An incident occurred early one morning, a few miles from Lebanon, that is worth recording. My company was that day in front. An old lady, probably at least sixty years of age, and her daughter, a good looking young woman, came from a cabin near the road, each with a pail filled with buttermilk on her head, and in an Irish or Scotch Irish dialect
the elder lady addressed us, and asked if we would accept a “treat” of buttermilk from an old woman it was all she had to offer. With many thanks to her and her daughter, saying to them it was the most acceptable treat we could possibly have received, we drank the milk, there being enough for each of my men to get a little.

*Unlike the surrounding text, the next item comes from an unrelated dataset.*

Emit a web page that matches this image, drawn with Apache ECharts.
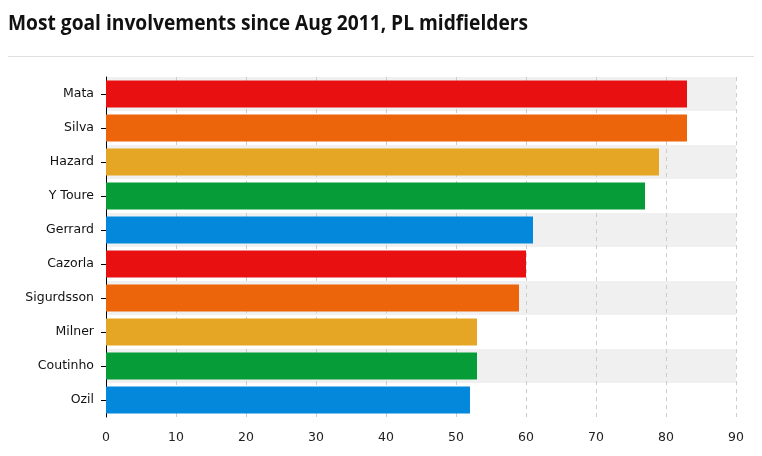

“You are from Kentucky, gentlemen, I suppose,” said she. “Yes, madam,” was the answer. Said she: “May God bless and prosper you, and give you health and strength to defend this country. Brave Kentuckians, we know that you are real men, of stout hearts, who will not run and leave the frontier unprotected, like our own cowardly men have done.”
Repeating our thanks to the ladies, we marched on, our strength and spirits greatly increased by the old woman’s buttermilk and compliments.
Taul would later command a regiment of mounted volunteers during the Thames campaign in 1813. After the war, he served in the 14th Congress, afterword resettling in Tennessee and later in Alabama until his passing in 1850.
Taul, M. (1848-1850). Memoirs. Private Manuscript. As found in “Kentucky in the War of 1812”. Anderson Chenault Quisenberry. Collection of the Register of the Kentucky Historical Society, 1912-1915; Published Frankfort, KY, 1915.
Private Manuscript as quoted by A.C. Quisenberry – held by Mrs. Martin Thomson, Letcher County, Kentucky.